I have a large dataset in the form shown below:
ID | Scores |
---|---|
1 | English 3, French 7, Geography 8 |
2 | Spanish 7, Classics 4 |
3 | Physics 5, English 5, PE 7, Art 4 |
I need to parse the text string from the Scores column into separate columns for each subject with the scores for each individual stored as the data values, as below:
ID | English | French | Geography | Spanish | Classics | Physics | PE | Art |
---|---|---|---|---|---|---|---|---|
1 | 3 | 7 | 8 | - | - | - | - | - |
2 | - | - | - | 7 | 4 | - | - | - |
3 | 5 | - | - | - | - | 5 | 7 | 4 |
I cannot manually predefine the columns as there are 100s in the full dataset.
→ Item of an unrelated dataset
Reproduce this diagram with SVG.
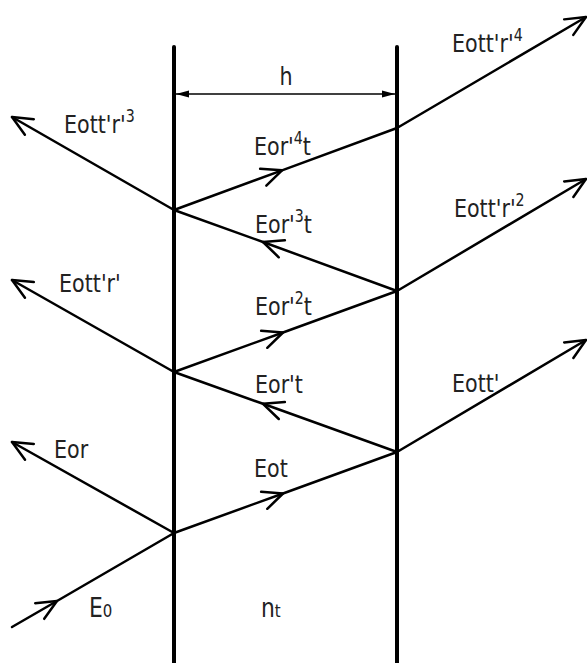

So far I have cleaned the data to remove inconsistent capitalisation and separated each subject-mark pairing into a distinct column as follows:
df$scores2 <- str_to_lower(df$Scores)
split <- separate(
df,
scores2,
into = paste0("Subject", 1:8),
sep = "\\,",
remove = FALSE,
convert = FALSE,
extra = "warn",
fill = "warn",
)
I have looked at multiple questions on the subject, such as Split irregular text column into multiple columns in r, but I cannot find another case where the column titles and data values are mixed in the text string. How can I generate the full set of columns required and then populate the data value?